■ Prompt
Drop every picture and give the entries back exactly.

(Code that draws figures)

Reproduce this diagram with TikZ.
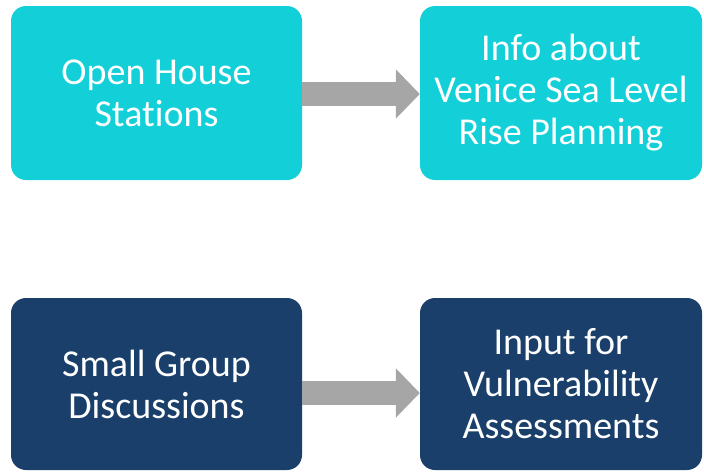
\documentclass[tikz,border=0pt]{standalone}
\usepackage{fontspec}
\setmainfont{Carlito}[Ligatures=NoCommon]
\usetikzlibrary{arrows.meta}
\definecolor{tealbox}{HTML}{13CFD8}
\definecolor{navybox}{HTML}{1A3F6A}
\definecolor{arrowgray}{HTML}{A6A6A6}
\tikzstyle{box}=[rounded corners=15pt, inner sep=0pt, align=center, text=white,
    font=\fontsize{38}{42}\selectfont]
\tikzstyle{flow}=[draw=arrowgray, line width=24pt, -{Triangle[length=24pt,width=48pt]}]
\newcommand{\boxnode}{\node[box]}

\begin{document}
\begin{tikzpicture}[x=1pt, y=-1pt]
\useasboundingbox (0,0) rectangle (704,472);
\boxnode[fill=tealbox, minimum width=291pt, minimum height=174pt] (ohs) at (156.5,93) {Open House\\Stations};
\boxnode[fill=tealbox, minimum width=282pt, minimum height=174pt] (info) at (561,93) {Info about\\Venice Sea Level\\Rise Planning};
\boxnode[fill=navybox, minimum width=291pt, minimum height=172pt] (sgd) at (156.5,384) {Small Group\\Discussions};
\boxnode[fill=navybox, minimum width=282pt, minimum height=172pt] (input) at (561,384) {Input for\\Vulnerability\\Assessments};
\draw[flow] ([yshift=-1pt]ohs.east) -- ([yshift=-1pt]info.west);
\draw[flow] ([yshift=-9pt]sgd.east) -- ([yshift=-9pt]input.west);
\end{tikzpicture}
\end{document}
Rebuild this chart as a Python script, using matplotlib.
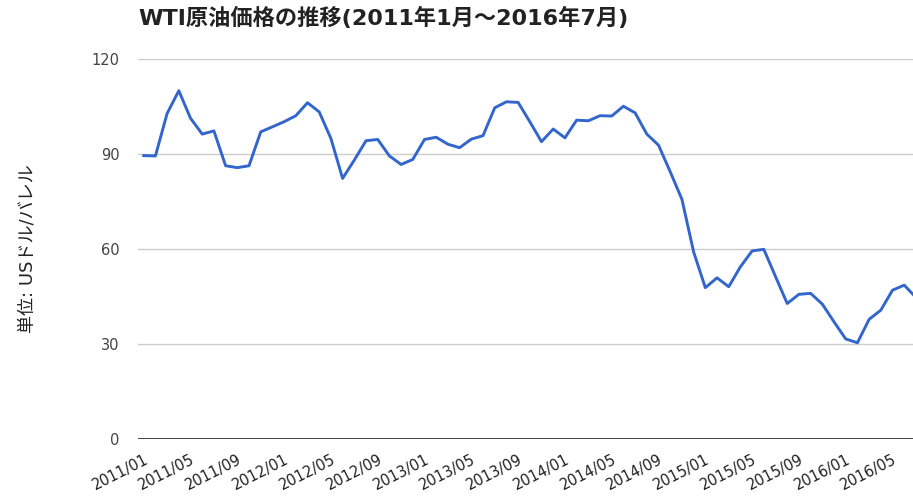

■ Output for this task
Reproduce this diagram with TikZ.
\documentclass[tikz,border=0pt]{standalone}
\usepackage{fontspec}
\setmainfont{Carlito}[Ligatures=NoCommon]
\usetikzlibrary{arrows.meta}
\definecolor{tealbox}{HTML}{13CFD8}
\definecolor{navybox}{HTML}{1A3F6A}
\definecolor{arrowgray}{HTML}{A6A6A6}
\tikzstyle{box}=[rounded corners=15pt, inner sep=0pt, align=center, text=white,
    font=\fontsize{38}{42}\selectfont]
\tikzstyle{flow}=[draw=arrowgray, line width=24pt, -{Triangle[length=24pt,width=48pt]}]
\newcommand{\boxnode}{\node[box]}

\begin{document}
\begin{tikzpicture}[x=1pt, y=-1pt]
\useasboundingbox (0,0) rectangle (704,472);
\boxnode[fill=tealbox, minimum width=291pt, minimum height=174pt] (ohs) at (156.5,93) {Open House\\Stations};
\boxnode[fill=tealbox, minimum width=282pt, minimum height=174pt] (info) at (561,93) {Info about\\Venice Sea Level\\Rise Planning};
\boxnode[fill=navybox, minimum width=291pt, minimum height=172pt] (sgd) at (156.5,384) {Small Group\\Discussions};
\boxnode[fill=navybox, minimum width=282pt, minimum height=172pt] (input) at (561,384) {Input for\\Vulnerability\\Assessments};
\draw[flow] ([yshift=-1pt]ohs.east) -- ([yshift=-1pt]info.west);
\draw[flow] ([yshift=-9pt]sgd.east) -- ([yshift=-9pt]input.west);
\end{tikzpicture}
\end{document}
Rebuild this chart as a Python script, using matplotlib.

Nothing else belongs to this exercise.